* [The task] Quote the listing below in its entirety, omitting every image.

== Information shown

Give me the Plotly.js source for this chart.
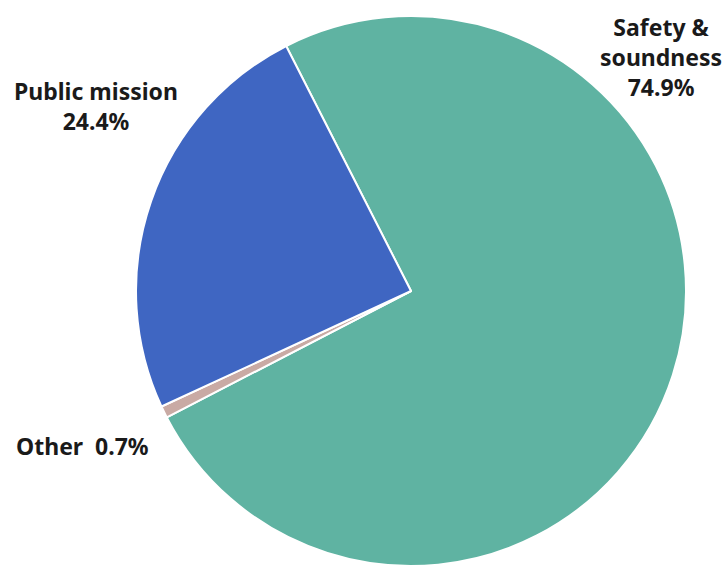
<!DOCTYPE html>
<html>
<head>
<meta charset="utf-8">
<script src="https://cdn.plot.ly/plotly-3.0.1.min.js"></script>
<style>html,body{margin:0;padding:0;background:#fff;}#chart{width:725px;height:566px;}</style>
</head>
<body>
<div id="chart"></div>
<script>
var categories = ["Safety & soundness", "Other", "Public mission"];
var shares = [74.9, 0.7, 24.4];
var sliceColors = ["#5fb3a2", "#c9aaa4", "#3f66c2"];
var labelText = ["Safety &<br>soundness<br>74.9%", "Other  0.7%", "Public mission<br>24.4%"];

var trace = {
  type: "pie",
  labels: categories,
  values: shares,
  sort: false,
  direction: "clockwise",
  rotation: -27,
  marker: {colors: sliceColors, line: {color: "#ffffff", width: 2}},
  textinfo: "none",
  hoverinfo: "label+percent",
  showlegend: false,
  domain: {x: [0.1876, 0.9462], y: [0, 0.9717]}
};

var labelPos = [[661, 57], [82, 446], [96, 106]];
var annotations = labelText.map(function (t, i) {
  return {
    text: t,
    x: labelPos[i][0] / 725,
    y: 1 - labelPos[i][1] / 566,
    xref: "paper", yref: "paper",
    xanchor: "center", yanchor: "middle",
    showarrow: false,
    align: "center",
    font: {family: "Noto Sans, Open Sans, sans-serif", size: 23, color: "#1a1a1a", weight: "bold"}
  };
});

var layout = {
  width: 725, height: 566,
  margin: {l: 0, r: 0, t: 0, b: 0},
  paper_bgcolor: "#ffffff",
  annotations: annotations
};

Plotly.newPlot("chart", [trace], layout, {displayModeBar: false});
</script>
</body>
</html>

====

* [Result below]
Give me the Plotly.js source for this chart.
<!DOCTYPE html>
<html>
<head>
<meta charset="utf-8">
<script src="https://cdn.plot.ly/plotly-3.0.1.min.js"></script>
<style>html,body{margin:0;padding:0;background:#fff;}#chart{width:725px;height:566px;}</style>
</head>
<body>
<div id="chart"></div>
<script>
var categories = ["Safety & soundness", "Other", "Public mission"];
var shares = [74.9, 0.7, 24.4];
var sliceColors = ["#5fb3a2", "#c9aaa4", "#3f66c2"];
var labelText = ["Safety &<br>soundness<br>74.9%", "Other  0.7%", "Public mission<br>24.4%"];

var trace = {
  type: "pie",
  labels: categories,
  values: shares,
  sort: false,
  direction: "clockwise",
  rotation: -27,
  marker: {colors: sliceColors, line: {color: "#ffffff", width: 2}},
  textinfo: "none",
  hoverinfo: "label+percent",
  showlegend: false,
  domain: {x: [0.1876, 0.9462], y: [0, 0.9717]}
};

var labelPos = [[661, 57], [82, 446], [96, 106]];
var annotations = labelText.map(function (t, i) {
  return {
    text: t,
    x: labelPos[i][0] / 725,
    y: 1 - labelPos[i][1] / 566,
    xref: "paper", yref: "paper",
    xanchor: "center", yanchor: "middle",
    showarrow: false,
    align: "center",
    font: {family: "Noto Sans, Open Sans, sans-serif", size: 23, color: "#1a1a1a", weight: "bold"}
  };
});

var layout = {
  width: 725, height: 566,
  margin: {l: 0, r: 0, t: 0, b: 0},
  paper_bgcolor: "#ffffff",
  annotations: annotations
};

Plotly.newPlot("chart", [trace], layout, {displayModeBar: false});
</script>
</body>
</html>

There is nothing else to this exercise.